• **Data shown**
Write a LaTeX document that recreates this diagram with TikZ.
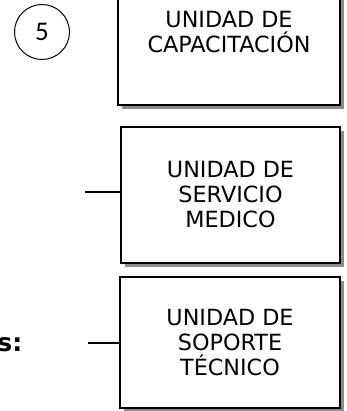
\documentclass[tikz,border=0pt]{standalone}
\usepackage{fontspec}
\setmainfont{DejaVu Sans}
\newfontfamily\numfont{Carlito}
\usetikzlibrary{positioning,shadows}
\begin{document}
\begin{tikzpicture}[x=1pt,y=-1pt]
    \tikzstyle{unit} = [rectangle, draw, line width=1.5pt, fill=white, align=center,
        font=\fontsize{22.3}{25}\selectfont, inner sep=0pt,
        drop shadow={shadow xshift=4pt, shadow yshift=-4pt, fill=black!45, opacity=1}]
    \tikzstyle{num} = [circle, draw, line width=1pt, minimum size=55pt, inner sep=0pt,
        font=\numfont\fontsize{27}{27}\selectfont]
    \tikzstyle{link} = [-, line width=1.2pt]
        \clip (0,0) rectangle (346,411);
        % number
        \node[num] (five) at (42,32) {5};
        % boxes
        \node[unit, minimum width=222pt, minimum height=120pt] (capac) at (229,45)
            {UNIDAD DE\\CAPACITACIÓN\\[2pt]~};
        \node[unit, minimum width=219pt, minimum height=136pt] (medico) at (230.5,195)
            {UNIDAD DE\\SERVICIO\\MEDICO};
        \node[unit, minimum width=220pt, minimum height=131pt] (soporte) at (230,342.5)
            {UNIDAD DE\\SOPORTE\\TÉCNICO};
        % connectors
        \coordinate (m0) at (85,192);
        \coordinate (s0) at (88,343);
        \draw[link] (m0) -- (m0 -| medico.west);
        \draw[link] (s0) -- (s0 -| soporte.west);
        % cut label
        \node[anchor=east, font=\bfseries\fontsize{25}{25}\selectfont, inner sep=0pt] (lbl) at (22.5,345) {s:};
\end{tikzpicture}
\end{document}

• **What is required**
Repeat the material above verbatim, with no pictures in the output.

• **Response**
Write a LaTeX document that recreates this diagram with TikZ.
\documentclass[tikz,border=0pt]{standalone}
\usepackage{fontspec}
\setmainfont{DejaVu Sans}
\newfontfamily\numfont{Carlito}
\usetikzlibrary{positioning,shadows}
\begin{document}
\begin{tikzpicture}[x=1pt,y=-1pt]
    \tikzstyle{unit} = [rectangle, draw, line width=1.5pt, fill=white, align=center,
        font=\fontsize{22.3}{25}\selectfont, inner sep=0pt,
        drop shadow={shadow xshift=4pt, shadow yshift=-4pt, fill=black!45, opacity=1}]
    \tikzstyle{num} = [circle, draw, line width=1pt, minimum size=55pt, inner sep=0pt,
        font=\numfont\fontsize{27}{27}\selectfont]
    \tikzstyle{link} = [-, line width=1.2pt]
        \clip (0,0) rectangle (346,411);
        % number
        \node[num] (five) at (42,32) {5};
        % boxes
        \node[unit, minimum width=222pt, minimum height=120pt] (capac) at (229,45)
            {UNIDAD DE\\CAPACITACIÓN\\[2pt]~};
        \node[unit, minimum width=219pt, minimum height=136pt] (medico) at (230.5,195)
            {UNIDAD DE\\SERVICIO\\MEDICO};
        \node[unit, minimum width=220pt, minimum height=131pt] (soporte) at (230,342.5)
            {UNIDAD DE\\SOPORTE\\TÉCNICO};
        % connectors
        \coordinate (m0) at (85,192);
        \coordinate (s0) at (88,343);
        \draw[link] (m0) -- (m0 -| medico.west);
        \draw[link] (s0) -- (s0 -| soporte.west);
        % cut label
        \node[anchor=east, font=\bfseries\fontsize{25}{25}\selectfont, inner sep=0pt] (lbl) at (22.5,345) {s:};
\end{tikzpicture}
\end{document}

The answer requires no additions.